Exercise input:
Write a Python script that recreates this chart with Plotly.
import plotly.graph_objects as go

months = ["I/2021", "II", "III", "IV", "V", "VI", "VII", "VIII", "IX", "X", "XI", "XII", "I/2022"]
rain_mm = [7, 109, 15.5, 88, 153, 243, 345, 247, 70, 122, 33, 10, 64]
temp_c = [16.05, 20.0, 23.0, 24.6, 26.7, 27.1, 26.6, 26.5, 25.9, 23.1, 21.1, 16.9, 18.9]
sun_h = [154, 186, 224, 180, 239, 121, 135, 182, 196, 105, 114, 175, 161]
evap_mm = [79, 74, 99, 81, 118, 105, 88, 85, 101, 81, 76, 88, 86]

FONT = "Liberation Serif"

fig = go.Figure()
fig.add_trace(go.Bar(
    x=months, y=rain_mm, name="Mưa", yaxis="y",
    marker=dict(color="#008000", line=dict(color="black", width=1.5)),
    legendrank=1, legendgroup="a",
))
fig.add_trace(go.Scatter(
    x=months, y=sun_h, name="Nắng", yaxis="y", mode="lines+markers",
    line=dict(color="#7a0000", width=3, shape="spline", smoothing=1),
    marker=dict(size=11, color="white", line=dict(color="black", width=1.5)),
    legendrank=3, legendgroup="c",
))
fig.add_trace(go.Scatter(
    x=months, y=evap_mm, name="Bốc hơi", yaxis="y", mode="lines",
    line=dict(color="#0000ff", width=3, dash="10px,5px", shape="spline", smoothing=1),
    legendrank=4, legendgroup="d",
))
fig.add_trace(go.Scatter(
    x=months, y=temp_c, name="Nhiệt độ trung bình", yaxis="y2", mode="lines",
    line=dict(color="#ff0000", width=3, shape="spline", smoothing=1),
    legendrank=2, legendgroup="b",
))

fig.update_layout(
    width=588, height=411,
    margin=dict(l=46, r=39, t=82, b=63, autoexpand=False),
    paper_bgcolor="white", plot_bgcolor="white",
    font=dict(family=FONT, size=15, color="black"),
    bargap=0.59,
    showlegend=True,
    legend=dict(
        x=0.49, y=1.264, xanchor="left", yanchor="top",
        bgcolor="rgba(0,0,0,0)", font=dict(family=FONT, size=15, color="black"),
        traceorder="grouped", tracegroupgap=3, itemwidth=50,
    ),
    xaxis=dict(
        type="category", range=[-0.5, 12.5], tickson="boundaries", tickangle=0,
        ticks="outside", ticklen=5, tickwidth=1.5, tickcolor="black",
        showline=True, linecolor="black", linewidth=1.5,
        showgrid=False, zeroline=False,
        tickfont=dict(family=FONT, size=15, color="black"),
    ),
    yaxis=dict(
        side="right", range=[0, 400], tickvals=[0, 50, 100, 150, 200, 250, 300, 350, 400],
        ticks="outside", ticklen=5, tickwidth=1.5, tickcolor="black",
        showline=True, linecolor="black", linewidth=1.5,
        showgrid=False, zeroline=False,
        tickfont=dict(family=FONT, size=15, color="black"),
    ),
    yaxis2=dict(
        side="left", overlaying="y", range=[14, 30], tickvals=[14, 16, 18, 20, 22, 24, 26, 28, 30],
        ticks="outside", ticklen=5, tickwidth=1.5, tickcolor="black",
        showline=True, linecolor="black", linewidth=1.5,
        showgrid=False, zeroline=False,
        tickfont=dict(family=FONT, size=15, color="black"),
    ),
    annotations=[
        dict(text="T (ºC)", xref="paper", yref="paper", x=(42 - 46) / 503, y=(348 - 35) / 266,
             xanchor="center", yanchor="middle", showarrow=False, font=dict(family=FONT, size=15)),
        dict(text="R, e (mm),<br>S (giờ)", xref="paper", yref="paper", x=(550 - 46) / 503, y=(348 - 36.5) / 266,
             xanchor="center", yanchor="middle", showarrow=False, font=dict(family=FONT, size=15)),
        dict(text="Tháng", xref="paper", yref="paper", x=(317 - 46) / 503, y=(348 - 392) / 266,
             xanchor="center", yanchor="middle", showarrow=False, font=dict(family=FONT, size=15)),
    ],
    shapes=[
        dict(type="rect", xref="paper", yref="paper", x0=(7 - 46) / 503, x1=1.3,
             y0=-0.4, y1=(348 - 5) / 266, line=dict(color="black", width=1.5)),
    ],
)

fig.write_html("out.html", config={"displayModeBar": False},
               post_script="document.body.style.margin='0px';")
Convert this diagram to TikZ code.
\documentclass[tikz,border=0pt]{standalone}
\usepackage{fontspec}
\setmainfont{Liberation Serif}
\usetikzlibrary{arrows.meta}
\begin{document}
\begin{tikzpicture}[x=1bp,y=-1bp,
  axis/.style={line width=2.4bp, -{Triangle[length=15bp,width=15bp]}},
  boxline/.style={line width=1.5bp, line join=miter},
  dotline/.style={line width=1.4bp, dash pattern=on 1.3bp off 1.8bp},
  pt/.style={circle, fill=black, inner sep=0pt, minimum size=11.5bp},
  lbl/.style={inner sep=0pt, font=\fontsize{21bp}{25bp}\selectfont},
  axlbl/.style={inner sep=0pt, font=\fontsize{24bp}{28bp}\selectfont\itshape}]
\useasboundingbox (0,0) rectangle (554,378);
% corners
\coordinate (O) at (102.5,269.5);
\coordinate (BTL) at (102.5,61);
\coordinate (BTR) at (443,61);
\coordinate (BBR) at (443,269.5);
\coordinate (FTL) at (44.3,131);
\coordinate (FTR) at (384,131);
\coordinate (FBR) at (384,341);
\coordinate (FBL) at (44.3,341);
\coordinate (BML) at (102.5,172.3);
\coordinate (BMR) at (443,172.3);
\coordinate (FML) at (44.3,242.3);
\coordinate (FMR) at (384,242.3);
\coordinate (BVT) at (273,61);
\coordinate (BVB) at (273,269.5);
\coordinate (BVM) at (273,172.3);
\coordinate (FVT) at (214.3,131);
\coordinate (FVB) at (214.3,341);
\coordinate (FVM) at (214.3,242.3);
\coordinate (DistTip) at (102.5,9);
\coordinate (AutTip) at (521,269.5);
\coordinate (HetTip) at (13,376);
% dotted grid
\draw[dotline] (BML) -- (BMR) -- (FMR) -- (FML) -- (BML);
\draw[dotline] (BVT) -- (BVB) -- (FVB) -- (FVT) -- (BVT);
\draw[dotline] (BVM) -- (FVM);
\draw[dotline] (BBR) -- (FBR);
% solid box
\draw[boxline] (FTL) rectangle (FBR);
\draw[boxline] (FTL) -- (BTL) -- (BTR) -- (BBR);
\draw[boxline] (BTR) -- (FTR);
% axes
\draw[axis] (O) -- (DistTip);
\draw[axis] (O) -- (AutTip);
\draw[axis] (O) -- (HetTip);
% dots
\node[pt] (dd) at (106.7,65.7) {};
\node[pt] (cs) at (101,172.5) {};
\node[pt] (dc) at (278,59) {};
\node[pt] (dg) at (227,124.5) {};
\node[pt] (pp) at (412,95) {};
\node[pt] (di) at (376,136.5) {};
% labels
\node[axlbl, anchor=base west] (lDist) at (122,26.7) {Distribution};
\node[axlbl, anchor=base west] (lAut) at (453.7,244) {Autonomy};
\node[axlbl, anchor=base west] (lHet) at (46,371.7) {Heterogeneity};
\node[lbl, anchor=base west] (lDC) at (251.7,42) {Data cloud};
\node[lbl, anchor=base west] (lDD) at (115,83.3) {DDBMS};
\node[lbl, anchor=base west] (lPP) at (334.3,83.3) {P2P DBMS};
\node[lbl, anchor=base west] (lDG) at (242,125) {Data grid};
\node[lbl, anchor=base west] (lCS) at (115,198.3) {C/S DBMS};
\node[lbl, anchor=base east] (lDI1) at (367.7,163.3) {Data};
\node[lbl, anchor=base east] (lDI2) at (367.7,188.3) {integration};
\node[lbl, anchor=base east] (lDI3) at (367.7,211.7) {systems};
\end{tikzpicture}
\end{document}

==

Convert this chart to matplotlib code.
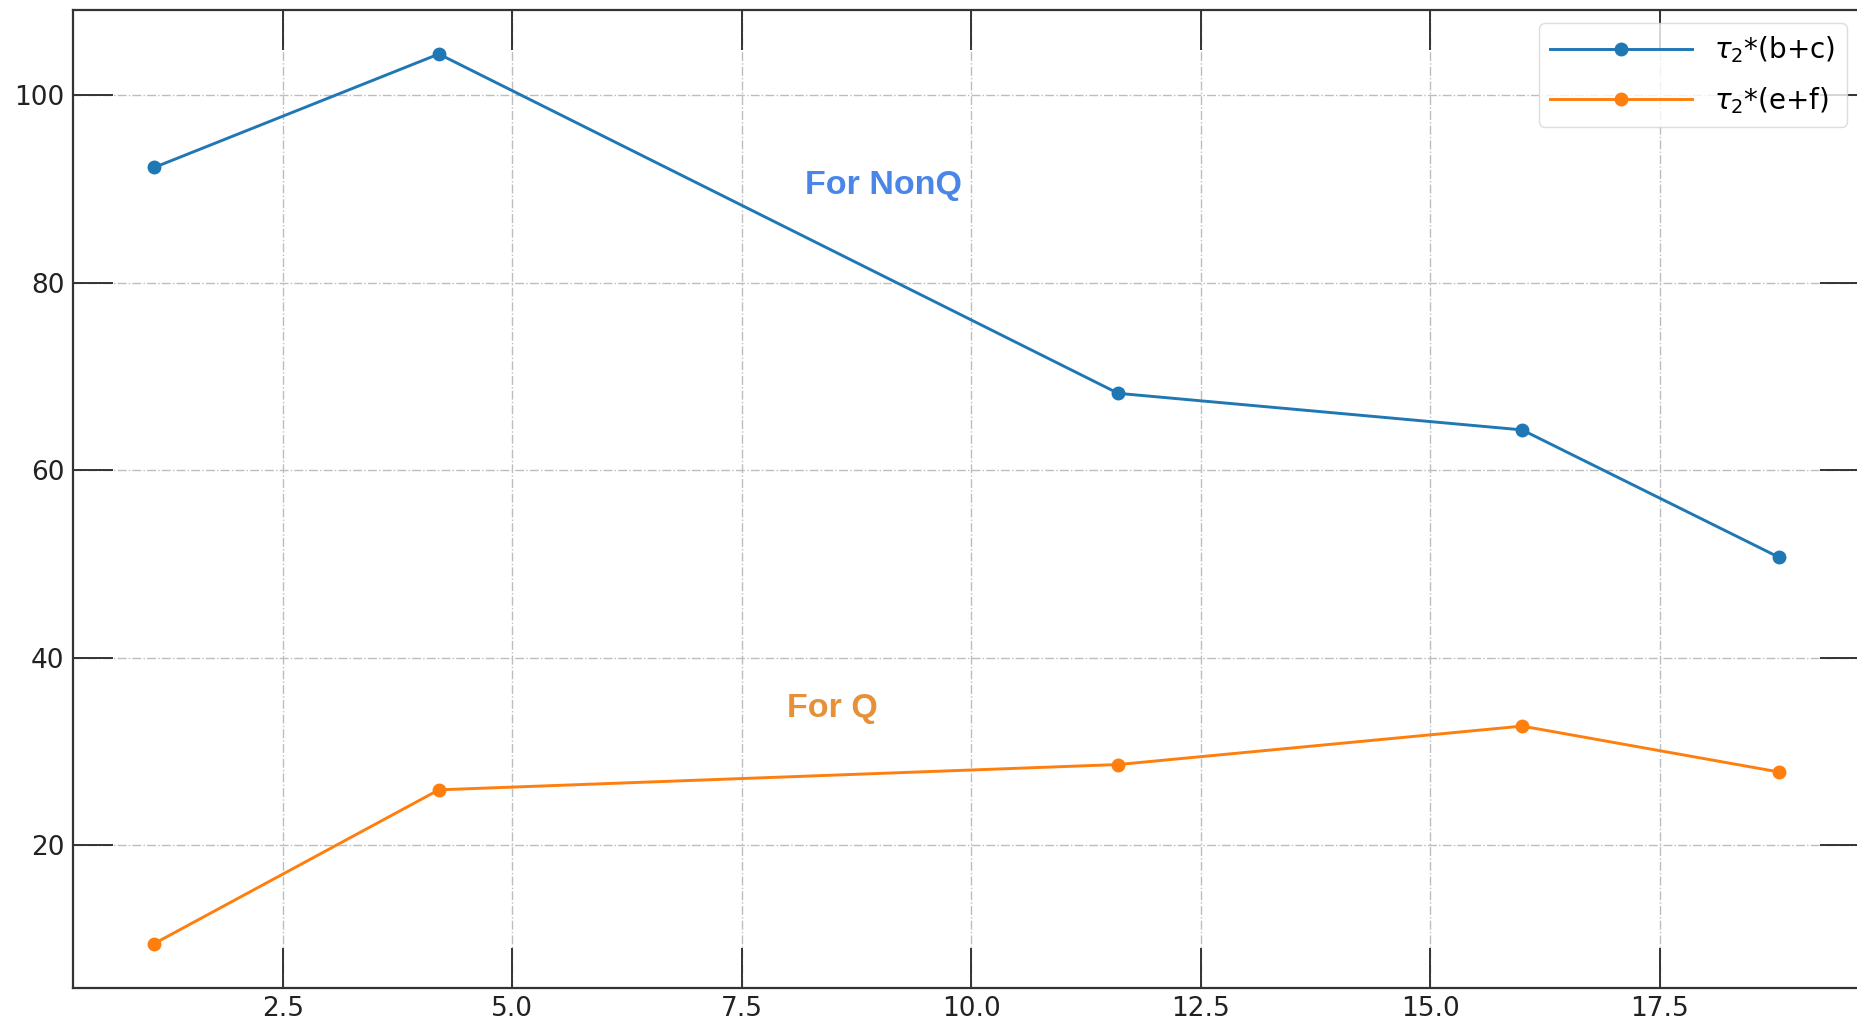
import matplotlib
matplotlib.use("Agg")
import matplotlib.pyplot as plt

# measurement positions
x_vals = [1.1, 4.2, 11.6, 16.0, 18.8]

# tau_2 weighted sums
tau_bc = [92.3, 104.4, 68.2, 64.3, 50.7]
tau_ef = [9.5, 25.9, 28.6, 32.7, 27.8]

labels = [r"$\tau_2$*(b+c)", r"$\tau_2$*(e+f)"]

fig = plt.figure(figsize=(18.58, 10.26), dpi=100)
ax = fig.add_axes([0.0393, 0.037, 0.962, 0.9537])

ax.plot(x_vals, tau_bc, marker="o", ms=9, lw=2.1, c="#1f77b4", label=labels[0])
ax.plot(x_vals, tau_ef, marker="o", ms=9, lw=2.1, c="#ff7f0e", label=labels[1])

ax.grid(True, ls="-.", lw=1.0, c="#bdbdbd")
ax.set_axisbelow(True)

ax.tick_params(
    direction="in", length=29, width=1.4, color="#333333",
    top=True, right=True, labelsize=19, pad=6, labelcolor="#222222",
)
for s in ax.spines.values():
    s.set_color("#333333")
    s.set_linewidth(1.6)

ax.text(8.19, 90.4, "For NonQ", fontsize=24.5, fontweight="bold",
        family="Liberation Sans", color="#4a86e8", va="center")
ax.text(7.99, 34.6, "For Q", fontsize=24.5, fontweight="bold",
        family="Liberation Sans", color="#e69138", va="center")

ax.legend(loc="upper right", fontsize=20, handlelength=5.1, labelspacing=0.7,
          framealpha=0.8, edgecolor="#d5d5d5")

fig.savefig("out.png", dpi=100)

* * *

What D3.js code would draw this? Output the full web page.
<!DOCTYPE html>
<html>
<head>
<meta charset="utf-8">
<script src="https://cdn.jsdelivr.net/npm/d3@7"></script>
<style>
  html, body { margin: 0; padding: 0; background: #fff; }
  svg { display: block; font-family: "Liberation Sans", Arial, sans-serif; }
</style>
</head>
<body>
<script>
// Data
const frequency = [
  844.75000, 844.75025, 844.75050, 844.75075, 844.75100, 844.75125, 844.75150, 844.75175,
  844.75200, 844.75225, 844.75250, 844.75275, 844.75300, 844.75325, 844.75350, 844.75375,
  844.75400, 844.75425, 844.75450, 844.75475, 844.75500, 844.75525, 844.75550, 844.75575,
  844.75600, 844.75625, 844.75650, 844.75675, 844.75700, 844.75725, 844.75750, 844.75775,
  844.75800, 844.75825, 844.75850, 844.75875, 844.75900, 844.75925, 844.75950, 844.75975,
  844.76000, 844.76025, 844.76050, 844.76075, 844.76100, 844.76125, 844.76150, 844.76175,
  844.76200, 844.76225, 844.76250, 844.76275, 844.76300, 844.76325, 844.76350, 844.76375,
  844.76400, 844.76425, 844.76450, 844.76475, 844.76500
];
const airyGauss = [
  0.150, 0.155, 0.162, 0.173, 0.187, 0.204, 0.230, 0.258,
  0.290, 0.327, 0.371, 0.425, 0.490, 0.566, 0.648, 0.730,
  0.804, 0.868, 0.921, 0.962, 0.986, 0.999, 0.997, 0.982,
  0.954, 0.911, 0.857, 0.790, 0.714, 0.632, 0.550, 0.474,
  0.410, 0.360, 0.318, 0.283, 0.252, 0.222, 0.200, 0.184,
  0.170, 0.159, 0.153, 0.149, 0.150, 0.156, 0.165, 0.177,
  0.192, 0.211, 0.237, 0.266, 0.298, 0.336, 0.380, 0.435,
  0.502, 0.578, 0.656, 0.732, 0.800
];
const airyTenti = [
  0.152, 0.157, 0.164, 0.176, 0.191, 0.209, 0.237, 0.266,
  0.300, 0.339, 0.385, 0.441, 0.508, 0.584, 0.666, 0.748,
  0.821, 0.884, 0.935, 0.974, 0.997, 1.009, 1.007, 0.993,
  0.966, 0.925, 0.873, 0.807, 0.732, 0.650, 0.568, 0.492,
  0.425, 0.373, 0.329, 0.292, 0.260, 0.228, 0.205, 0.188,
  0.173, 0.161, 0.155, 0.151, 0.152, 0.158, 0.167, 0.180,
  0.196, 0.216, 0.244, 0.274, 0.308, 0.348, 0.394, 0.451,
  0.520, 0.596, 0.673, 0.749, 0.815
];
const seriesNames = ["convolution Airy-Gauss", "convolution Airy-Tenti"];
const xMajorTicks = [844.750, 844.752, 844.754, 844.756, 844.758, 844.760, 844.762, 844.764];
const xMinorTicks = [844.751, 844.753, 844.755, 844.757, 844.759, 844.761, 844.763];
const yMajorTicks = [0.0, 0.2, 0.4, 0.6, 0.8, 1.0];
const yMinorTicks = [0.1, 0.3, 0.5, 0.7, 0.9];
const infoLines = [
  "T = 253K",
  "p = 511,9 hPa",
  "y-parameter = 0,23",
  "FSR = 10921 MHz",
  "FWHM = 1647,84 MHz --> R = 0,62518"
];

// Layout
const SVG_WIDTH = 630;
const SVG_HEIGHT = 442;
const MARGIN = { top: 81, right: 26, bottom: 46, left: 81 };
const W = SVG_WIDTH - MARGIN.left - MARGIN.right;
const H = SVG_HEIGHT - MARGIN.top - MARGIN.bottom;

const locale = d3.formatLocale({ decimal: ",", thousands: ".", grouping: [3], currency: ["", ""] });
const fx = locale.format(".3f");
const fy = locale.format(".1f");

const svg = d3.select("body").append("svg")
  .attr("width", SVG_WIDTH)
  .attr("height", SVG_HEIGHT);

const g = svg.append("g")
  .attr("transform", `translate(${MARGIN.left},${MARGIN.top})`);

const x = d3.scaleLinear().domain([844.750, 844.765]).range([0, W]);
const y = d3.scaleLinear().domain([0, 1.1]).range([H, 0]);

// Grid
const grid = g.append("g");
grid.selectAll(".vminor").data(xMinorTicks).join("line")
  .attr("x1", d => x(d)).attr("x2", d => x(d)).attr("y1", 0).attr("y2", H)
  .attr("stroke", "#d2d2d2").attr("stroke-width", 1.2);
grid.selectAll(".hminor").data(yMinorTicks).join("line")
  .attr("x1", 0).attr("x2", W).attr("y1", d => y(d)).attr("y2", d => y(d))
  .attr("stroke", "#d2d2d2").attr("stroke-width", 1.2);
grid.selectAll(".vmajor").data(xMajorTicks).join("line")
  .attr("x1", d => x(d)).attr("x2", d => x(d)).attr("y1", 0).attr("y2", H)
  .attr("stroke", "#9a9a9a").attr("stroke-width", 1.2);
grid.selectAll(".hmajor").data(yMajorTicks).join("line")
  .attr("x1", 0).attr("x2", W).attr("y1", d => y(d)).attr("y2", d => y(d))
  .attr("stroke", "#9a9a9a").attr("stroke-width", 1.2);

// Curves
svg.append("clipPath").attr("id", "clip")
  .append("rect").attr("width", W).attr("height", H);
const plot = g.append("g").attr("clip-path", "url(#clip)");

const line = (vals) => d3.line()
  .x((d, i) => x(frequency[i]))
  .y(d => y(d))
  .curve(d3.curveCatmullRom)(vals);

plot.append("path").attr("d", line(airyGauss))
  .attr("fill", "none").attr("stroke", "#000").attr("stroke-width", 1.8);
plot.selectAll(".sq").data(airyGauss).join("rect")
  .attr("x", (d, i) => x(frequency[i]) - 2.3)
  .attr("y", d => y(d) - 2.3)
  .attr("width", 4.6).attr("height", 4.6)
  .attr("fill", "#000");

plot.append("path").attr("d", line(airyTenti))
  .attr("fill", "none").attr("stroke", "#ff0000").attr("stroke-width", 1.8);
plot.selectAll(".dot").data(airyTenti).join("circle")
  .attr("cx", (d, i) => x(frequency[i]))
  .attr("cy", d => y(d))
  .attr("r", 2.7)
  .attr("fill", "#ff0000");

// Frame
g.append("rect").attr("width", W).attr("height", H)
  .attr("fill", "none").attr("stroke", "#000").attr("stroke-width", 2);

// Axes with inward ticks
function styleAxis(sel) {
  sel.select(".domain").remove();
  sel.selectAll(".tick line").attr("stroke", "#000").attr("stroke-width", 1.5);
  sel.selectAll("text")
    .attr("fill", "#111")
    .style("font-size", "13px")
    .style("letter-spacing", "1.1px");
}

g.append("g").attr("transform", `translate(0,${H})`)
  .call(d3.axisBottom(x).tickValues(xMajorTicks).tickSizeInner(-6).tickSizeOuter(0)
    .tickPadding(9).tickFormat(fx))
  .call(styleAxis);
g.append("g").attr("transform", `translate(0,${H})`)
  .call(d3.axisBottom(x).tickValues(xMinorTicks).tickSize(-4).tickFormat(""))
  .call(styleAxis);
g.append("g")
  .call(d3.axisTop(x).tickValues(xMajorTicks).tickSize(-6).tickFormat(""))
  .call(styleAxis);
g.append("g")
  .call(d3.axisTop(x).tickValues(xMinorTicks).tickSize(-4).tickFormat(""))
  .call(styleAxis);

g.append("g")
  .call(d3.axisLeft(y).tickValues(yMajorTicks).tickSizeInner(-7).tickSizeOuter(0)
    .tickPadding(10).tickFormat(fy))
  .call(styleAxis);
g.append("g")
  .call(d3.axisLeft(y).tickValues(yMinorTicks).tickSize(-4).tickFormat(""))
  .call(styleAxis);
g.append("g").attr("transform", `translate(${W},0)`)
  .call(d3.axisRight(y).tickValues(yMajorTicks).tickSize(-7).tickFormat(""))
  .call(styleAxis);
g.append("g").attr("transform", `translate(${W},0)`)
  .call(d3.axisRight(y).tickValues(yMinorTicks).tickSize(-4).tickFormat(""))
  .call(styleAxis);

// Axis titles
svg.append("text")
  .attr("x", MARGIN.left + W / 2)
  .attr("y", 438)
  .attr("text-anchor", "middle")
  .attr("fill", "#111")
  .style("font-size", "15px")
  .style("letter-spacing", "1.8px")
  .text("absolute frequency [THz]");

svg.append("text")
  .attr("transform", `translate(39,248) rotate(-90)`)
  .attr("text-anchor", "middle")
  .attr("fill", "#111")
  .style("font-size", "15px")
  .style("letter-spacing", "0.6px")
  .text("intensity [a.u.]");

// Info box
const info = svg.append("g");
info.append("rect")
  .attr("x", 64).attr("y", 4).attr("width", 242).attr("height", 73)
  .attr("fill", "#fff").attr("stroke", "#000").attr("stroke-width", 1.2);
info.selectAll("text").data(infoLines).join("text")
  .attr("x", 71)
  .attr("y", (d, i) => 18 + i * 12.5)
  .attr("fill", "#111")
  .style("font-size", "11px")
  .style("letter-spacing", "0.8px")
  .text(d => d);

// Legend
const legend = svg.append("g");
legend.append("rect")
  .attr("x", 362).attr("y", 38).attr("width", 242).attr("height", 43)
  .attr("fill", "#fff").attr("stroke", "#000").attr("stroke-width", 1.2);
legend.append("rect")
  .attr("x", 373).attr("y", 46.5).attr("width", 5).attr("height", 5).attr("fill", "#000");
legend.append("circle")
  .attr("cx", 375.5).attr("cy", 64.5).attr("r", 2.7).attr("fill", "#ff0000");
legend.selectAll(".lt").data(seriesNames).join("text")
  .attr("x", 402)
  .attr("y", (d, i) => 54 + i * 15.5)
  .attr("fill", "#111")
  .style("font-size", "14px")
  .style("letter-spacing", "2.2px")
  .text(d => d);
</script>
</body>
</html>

Task prompt: Give again, word for word, only the lines starting at the line with "Convert this chart to matplotlib code." and ending at the line with "ax = fig.add_axes([0.0393, 0.037, 0.962, 0.9537])", keeping both end lines; pictures stay out.

Result of this task:
Convert this chart to matplotlib code.
import matplotlib
matplotlib.use("Agg")
import matplotlib.pyplot as plt

# measurement positions
x_vals = [1.1, 4.2, 11.6, 16.0, 18.8]

# tau_2 weighted sums
tau_bc = [92.3, 104.4, 68.2, 64.3, 50.7]
tau_ef = [9.5, 25.9, 28.6, 32.7, 27.8]

labels = [r"$\tau_2$*(b+c)", r"$\tau_2$*(e+f)"]

fig = plt.figure(figsize=(18.58, 10.26), dpi=100)
ax = fig.add_axes([0.0393, 0.037, 0.962, 0.9537])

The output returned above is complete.